Далее — еще любопытнее. Вишняку больше чем кому-либо другому известно, что взгляд, который он развивает, возражая мне, — т. е. что «политика — почва, материал, стихия…», что от нее не уйдешь, быть вне политики нельзя, — есть мой собственный взгляд! Мой — но не Вишняка; по крайней мере до сих пор он держался противоположного: политика — для политиков; у кого другая специальность — сиди в ней и будь вне политики… Это называется «моим же добром, да мне же челом», и еще с перевертом, с усилием загнать меня, всеми неправдами, на свою, будто бы оставленную, позицию.
Но, наконец, Вишняку и этих способов мало. До сих пор он, возражая мне, хотел не понимать написанного; тут он его и видеть не хочет. Чтобы вышло так, будто я «отрекаюсь» даже °т собственной записи, Вишняку пришлось вычеркнуть, словно из рукописи вымарать, конец фразы, пояснение, почему дневник мне, порою, кажется как бы не моим: потому что «слишком невероятно все, что было!». И еще дальше вымарать (центральное место статьи), что этот дневник я чувствую и признаю моим в самом главном, в единой линии, «определявшей мою позицию тогда, как та же самая линия определяет и мою позицию сегодняшнего дня». Не ясно ли, не вымарав предварительно этих строк — о «курьезном отречении от собственной записи» не скажешь.

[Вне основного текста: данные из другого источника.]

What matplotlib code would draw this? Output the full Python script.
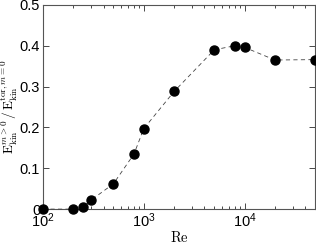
import matplotlib
matplotlib.use("Agg")
import matplotlib.pyplot as plt
from matplotlib.ticker import FixedLocator, FixedFormatter, LogLocator

plt.rcParams['font.family'] = ['Liberation Sans', 'DejaVu Sans']
plt.rcParams['mathtext.fontset'] = 'cm'

# data
re_vals = [100, 200, 250, 300, 500, 800, 1000, 2000, 5000, 8000, 10000, 20000, 50000]
ratio = [0.0, 0.0, 0.005, 0.022, 0.062, 0.135, 0.197, 0.288, 0.390, 0.400, 0.396, 0.365, 0.366]
y_ticks = [0, 0.1, 0.2, 0.3, 0.4, 0.5]
y_labels = ['0', '0.1', '0.2', '0.3', '0.4', '0.5']

fig = plt.figure(figsize=(3.16, 2.44), dpi=100)
ax = fig.add_axes([0.136, 0.143, 0.861, 0.837])

ax.plot(re_vals, ratio, linestyle=(0, (5, 4)), color='#444444', linewidth=0.6,
        marker='o', markersize=6.5, markerfacecolor='black', markeredgecolor='black',
        clip_on=False, zorder=3)

ax.set_xscale('log')
ax.set_xlim(100, 50000)
ax.set_ylim(0, 0.5)
ax.yaxis.set_major_locator(FixedLocator(y_ticks))
ax.yaxis.set_major_formatter(FixedFormatter(y_labels))
ax.xaxis.set_minor_locator(LogLocator(base=10, subs=range(2, 10)))

ax.tick_params(which='both', direction='in', top=True, right=True, labelsize=10.5, pad=2)
ax.tick_params(which='major', length=4, width=0.5)
ax.tick_params(which='minor', length=2, width=0.5)
for s in ax.spines.values():
    s.set_linewidth(0.8)
    s.set_color('#555555')

ax.set_xlabel(r'$\mathrm{Re}$', fontsize=10.5, labelpad=0)
ax.set_ylabel(r'$\mathrm{E}_{\mathrm{kin}}^{m>0}\,/\,\mathrm{E}_{\mathrm{kin}}^{\mathrm{tor},m=0}$',
              fontsize=9.5, labelpad=0)

fig.savefig('out.png', dpi=100)
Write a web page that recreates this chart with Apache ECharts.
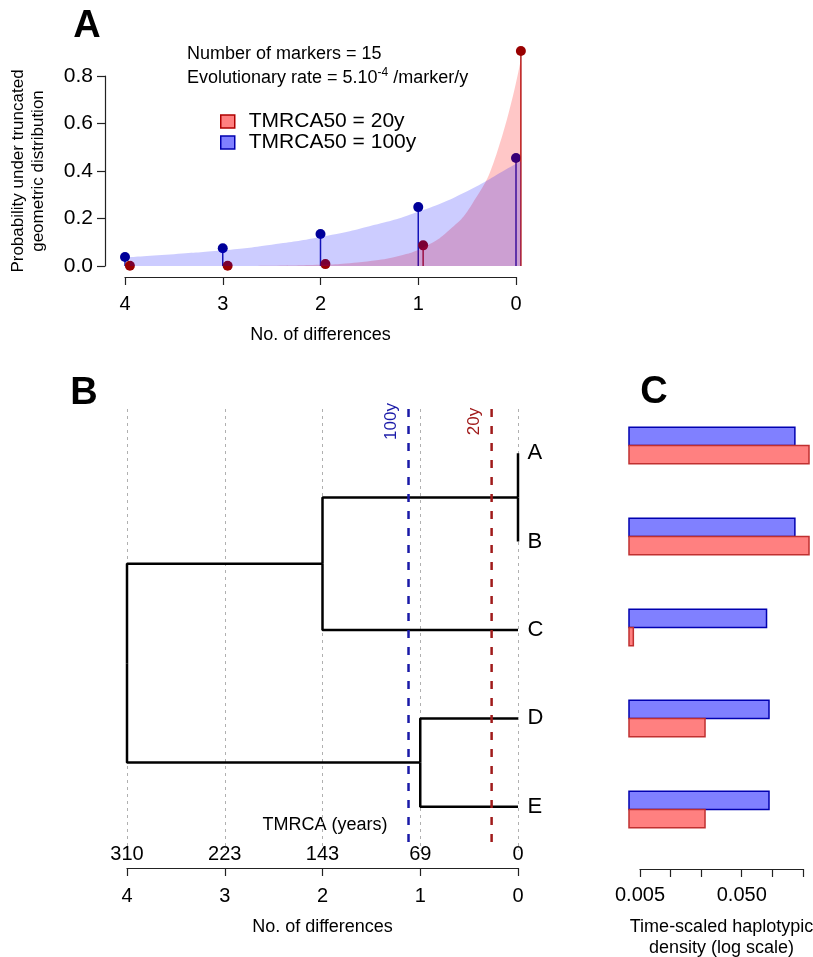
<!DOCTYPE html>
<html>
<head>
<meta charset="utf-8">
<script src="https://cdn.jsdelivr.net/npm/echarts@6/dist/echarts.min.js"></script>
<style>html,body{margin:0;background:#fff}#main{width:813px;height:957px}</style>
</head>
<body>
<div id="main"></div>
<script>
// panel A: probability for each number of differences
var diffs = [4, 3, 2, 1, 0];
var prob100 = [0.038, 0.075, 0.135, 0.248, 0.455];
var prob20 = [0.001, 0.001, 0.008, 0.087, 0.905];
// shaded curves
var curve100X = [-0.05, 0, 0.5, 1, 1.5, 2, 2.5, 3, 3.5, 3.95];
var curve100Y = [0.44, 0.43, 0.315, 0.228, 0.167, 0.122, 0.09, 0.066, 0.05, 0.038];
var curve20X = [-0.05, 0.2, 0.45, 0.7, 0.95, 1.2, 1.45, 1.7, 1.95, 2.5, 3, 3.5, 3.95];
var curve20Y = [0.87, 0.47, 0.26, 0.145, 0.078, 0.042, 0.023, 0.012, 0.006, 0.001, 0, 0, 0];

// panel B: tree (heights in number of differences)
var leaves = ['A', 'B', 'C', 'D', 'E'];
var yearsLabels = [310, 223, 143, 69, 0];   // for 4,3,2,1,0 differences
var nodeName = ['A', 'B', 'C', 'D', 'E', 'AB', 'ABC', 'DE', 'root'];
var nodeHeight = [0, 0, 0, 0, 0, 0, 2, 1, 4];
var nodeParent = [5, 5, 6, 7, 7, 6, 8, 8, -1];
var tmrca50Pos = [1.12, 0.27];
var tmrca50Lab = ['100y', '20y'];

// panel C: time-scaled haplotypic density
var density100 = [0.165, 0.165, 0.087, 0.092, 0.092];
var density20 = [0.227, 0.227, 0.0043, 0.0217, 0.0217];
var densityTicks = [0.005, 0.01, 0.02, 0.05, 0.1, 0.2];
var densityLabels = [0.005, 0.05];

var FONT = 'Liberation Sans, Arial, sans-serif';
var BLUE = '#000099', RED = '#990000';
var chart = echarts.init(document.getElementById('main'));

// y of tree nodes: leaves in order, internal nodes in the middle of their children
var nodeY = [];
leaves.forEach(function (n, i) { nodeY[i] = i + 1; });
for (var k = leaves.length; k < nodeName.length; k++) {
    var ys = [];
    nodeParent.forEach(function (p, i) { if (p === k) ys.push(nodeY[i]); });
    nodeY[k] = (Math.min.apply(null, ys) + Math.max.apply(null, ys)) / 2;
}

function zip(xs, ys) { return xs.map(function (x, i) { return [x, ys[i]]; }); }

// stem + dot
function stemItem(lineColor, dotColor) {
    return function (params, api) {
        var top = api.coord([api.value(0), api.value(1)]);
        var base = api.coord([api.value(0), 0]);
        return {type: 'group', children: [
            {type: 'line', shape: {x1: top[0], y1: top[1], x2: base[0], y2: base[1]},
             style: {stroke: lineColor, lineWidth: 1.5}},
            {type: 'circle', shape: {cx: top[0], cy: top[1], r: 5}, style: {fill: dotColor}}
        ]};
    };
}

// horizontal bars on the log axis, blue above red in each band
function barItem(base, upper, fill, stroke) {
    return function (params, api) {
        var idx = api.value(1);
        var end = api.coord([api.value(0), idx]);
        var start = api.coord([base, idx]);
        var band = Math.abs(api.coord([base, 1])[1] - api.coord([base, 0])[1]);
        var h = band * 0.2;
        return {type: 'rect',
            shape: {x: start[0], y: upper ? end[1] - h : end[1], width: end[0] - start[0], height: h},
            style: {fill: fill, stroke: stroke, lineWidth: 1.5}};
    };
}

var series = [
    {name: 'TMRCA50 = 20y', type: 'line', xAxisIndex: 0, yAxisIndex: 0,
     data: zip(curve20X, curve20Y), smooth: 0.5, symbol: 'none',
     lineStyle: {width: 0}, areaStyle: {color: 'rgba(255,0,0,0.22)', opacity: 1}},
    {name: 'TMRCA50 = 100y', type: 'line', xAxisIndex: 0, yAxisIndex: 0,
     data: zip(curve100X, curve100Y), smooth: 0.5, symbol: 'none',
     lineStyle: {width: 0}, areaStyle: {color: 'rgba(0,0,255,0.2)', opacity: 1}},
    {type: 'custom', xAxisIndex: 0, yAxisIndex: 0, data: zip(diffs, prob100),
     renderItem: stemItem('#1a1aa8', BLUE)},
    {type: 'custom', xAxisIndex: 0, yAxisIndex: 0,
     data: zip(diffs.map(function (d) { return d - 0.05; }), prob20),
     renderItem: stemItem('#b01a1a', RED)}
];

// tree branches
nodeName.forEach(function (n, i) {
    var p = nodeParent[i];
    if (p < 0) return;
    series.push({type: 'line', xAxisIndex: 3, yAxisIndex: 3, symbol: 'none', silent: true,
        data: [[nodeHeight[i], nodeY[i]], [nodeHeight[p], nodeY[i]], [nodeHeight[p], nodeY[p]]],
        lineStyle: {color: '#000', width: 2.5}});
});
// leaf names
series.push({type: 'scatter', xAxisIndex: 3, yAxisIndex: 3, symbolSize: 1,
    itemStyle: {color: 'transparent', opacity: 1},
    data: leaves.map(function (n, i) { return [0, nodeY[i], n]; }),
    label: {show: true, position: 'right', distance: 9, fontSize: 22, color: '#000', fontFamily: FONT,
            formatter: function (p) { return p.value[2]; }}});
// TMRCA50 dashed lines
tmrca50Pos.forEach(function (x, i) {
    var col = i === 0 ? '#1a1aa8' : '#a01a1a';
    series.push({type: 'line', xAxisIndex: 3, yAxisIndex: 3, symbol: 'none', silent: true,
        data: [[x, 0.5], [x, 5.5]], lineStyle: {color: col, width: 2.5, type: [8, 9]}});
    series.push({type: 'scatter', xAxisIndex: 3, yAxisIndex: 3, symbolSize: 1,
        itemStyle: {color: 'transparent', opacity: 1}, data: [[x, 0.5, tmrca50Lab[i]]],
        label: {show: true, rotate: 90, position: [-17, 13], align: 'center', verticalAlign: 'middle',
                fontSize: 17, color: col, fontFamily: FONT,
                formatter: function (p) { return p.value[2]; }}});
});
// panel C bars
series.push({type: 'custom', xAxisIndex: 5, yAxisIndex: 4,
    data: density100.map(function (v, i) { return [v, i]; }),
    renderItem: barItem(0.0039, true, '#8080ff', '#0000b0')});
series.push({type: 'custom', xAxisIndex: 5, yAxisIndex: 4,
    data: density20.map(function (v, i) { return [v, i]; }),
    renderItem: barItem(0.0039, false, '#ff8080', '#c03030')});

var tickFont = {fontSize: 20, color: '#000', fontFamily: FONT};
var nameFont = {fontSize: 18, color: '#000', fontFamily: FONT};
var axLine = {show: true, lineStyle: {color: '#222', width: 1.2}};
var axTick = {show: true, length: 8, lineStyle: {color: '#222', width: 1.2}};

function grid(left, top, width, height) {
    return {left: left, top: top, width: width, height: height, outerBoundsMode: 'none', containLabel: false};
}

var option = {
    animation: false,
    backgroundColor: '#fff',
    textStyle: {fontFamily: FONT},
    grid: [
        grid(105, 45, 431, 232),
        grid(105, 76, 10, 190),
        grid(125, 270, 391, 7),
        grid(127, 409, 391, 442),
        grid(629, 400, 184, 455),
        grid(640, 860, 163, 9)
    ],
    xAxis: [
        {gridIndex: 0, type: 'value', inverse: true, min: -0.2046, max: 4.2046, show: false},
        {gridIndex: 1, type: 'value', show: false},
        {gridIndex: 2, type: 'value', inverse: true, min: 0, max: 4, interval: 1,
         axisLine: axLine, axisTick: axTick, splitLine: {show: false},
         axisLabel: Object.assign({margin: 17}, tickFont),
         name: 'No. of differences', nameLocation: 'middle', nameGap: 49, nameTextStyle: nameFont},
        {gridIndex: 3, type: 'value', position: 'bottom', inverse: true, min: 0, max: 4, interval: 1, offset: 17,
         axisLine: axLine, axisTick: axTick,
         splitLine: {show: true, lineStyle: {color: '#b0b0b0', width: 1, type: [3, 4]}},
         axisLabel: Object.assign({margin: 18}, tickFont),
         name: 'No. of differences', nameLocation: 'middle', nameGap: 50, nameTextStyle: nameFont},
        {gridIndex: 3, type: 'value', position: 'bottom', inverse: true, min: 0, max: 4, interval: 1, offset: -10,
         axisLine: {show: false}, axisTick: {show: false}, splitLine: {show: false},
         axisLabel: Object.assign({margin: 3, formatter: function (v) { return yearsLabels[diffs.indexOf(v)]; }}, tickFont)},
        {gridIndex: 4, type: 'log', min: 0.0039, max: 0.2484, show: false},
        {gridIndex: 5, type: 'log', min: 0.005, max: 0.2,
         axisLine: axLine, splitLine: {show: false},
         axisTick: Object.assign({customValues: densityTicks}, axTick),
         axisLabel: Object.assign({margin: 16, customValues: densityLabels,
             formatter: function (v) { return v.toFixed(3); }}, tickFont),
         name: 'Time-scaled haplotypic\ndensity (log scale)', nameLocation: 'middle', nameGap: 48,
         nameTextStyle: Object.assign({lineHeight: 21}, nameFont)}
    ],
    yAxis: [
        {gridIndex: 0, type: 'value', min: -0.0463, max: 0.9305, show: false},
        {gridIndex: 1, type: 'value', min: 0, max: 0.8, interval: 0.2,
         axisLine: axLine, axisTick: axTick, splitLine: {show: false},
         axisLabel: Object.assign({margin: 12, formatter: function (v) { return v.toFixed(1); }}, tickFont, {fontSize: 21}),
         name: 'Probability under truncated\ngeometric distribution', nameLocation: 'middle', nameGap: 57,
         nameTextStyle: Object.assign({lineHeight: 20}, nameFont, {fontSize: 17})},
        {gridIndex: 2, type: 'value', show: false},
        {gridIndex: 3, type: 'value', inverse: true, min: 0.5, max: 5.5, show: false},
        {gridIndex: 4, type: 'category', inverse: true, data: leaves, show: false},
        {gridIndex: 5, type: 'value', show: false}
    ],
    legend: {
        left: 220, top: 111, orient: 'vertical', padding: 0, itemWidth: 14, itemHeight: 13, itemGap: 0,
        selectedMode: false,
        textStyle: {fontSize: 21, color: '#000', fontFamily: FONT, padding: [0, 0, 0, 9]},
        data: [
            {name: 'TMRCA50 = 20y', icon: 'rect', itemStyle: {color: '#ff8080', borderColor: '#b00000', borderWidth: 1.5}},
            {name: 'TMRCA50 = 100y', icon: 'rect', itemStyle: {color: '#8080ff', borderColor: '#0000b0', borderWidth: 1.5}}
        ]
    },
    graphic: [
        {type: 'text', x: 87, y: 27, style: {text: 'A', font: 'bold 38px ' + FONT, fill: '#000', align: 'center', verticalAlign: 'middle'}},
        {type: 'text', x: 84, y: 394, style: {text: 'B', font: 'bold 38px ' + FONT, fill: '#000', align: 'center', verticalAlign: 'middle'}},
        {type: 'text', x: 654, y: 393, style: {text: 'C', font: 'bold 38px ' + FONT, fill: '#000', align: 'center', verticalAlign: 'middle'}},
        {type: 'text', x: 187, y: 54, style: {text: 'Number of markers = 15', font: '18px ' + FONT, fill: '#000', verticalAlign: 'middle'}},
        {type: 'text', x: 187, y: 78, style: {
            text: '{a|Evolutionary rate = 5.10}{s|-4}{a| /marker/y}', verticalAlign: 'middle',
            rich: {a: {fontSize: 18, fontFamily: FONT, fill: '#000'},
                   s: {fontSize: 12, fontFamily: FONT, fill: '#000', padding: [0, 0, 10, 0]}}}},
        {type: 'text', x: 325, y: 825, style: {text: 'TMRCA (years)', font: '18px ' + FONT, fill: '#000', align: 'center', verticalAlign: 'middle'}}
    ],
    series: series
};
chart.setOption(option);
</script>
</body>
</html>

А я не отрекаюсь, по тем же причинам, и от другой моей записи (последние месяцы в СПБ), напечатанной в 1921 г. Вишняк называет ее «записью недоброй памяти». Без объяснений, почему. Впрочем, вот, может быть, объяснение: «Струве ее услужливо напечатал». Но право сказать «услужливо» — Вишняк добывает себе тем же способом: вымарывает, на этот раз не мой текст, а примечание от редакции «Русской Мысли», что дневник она печатает лишь как человеческий документ, не будучи согласна с автором в его взглядах.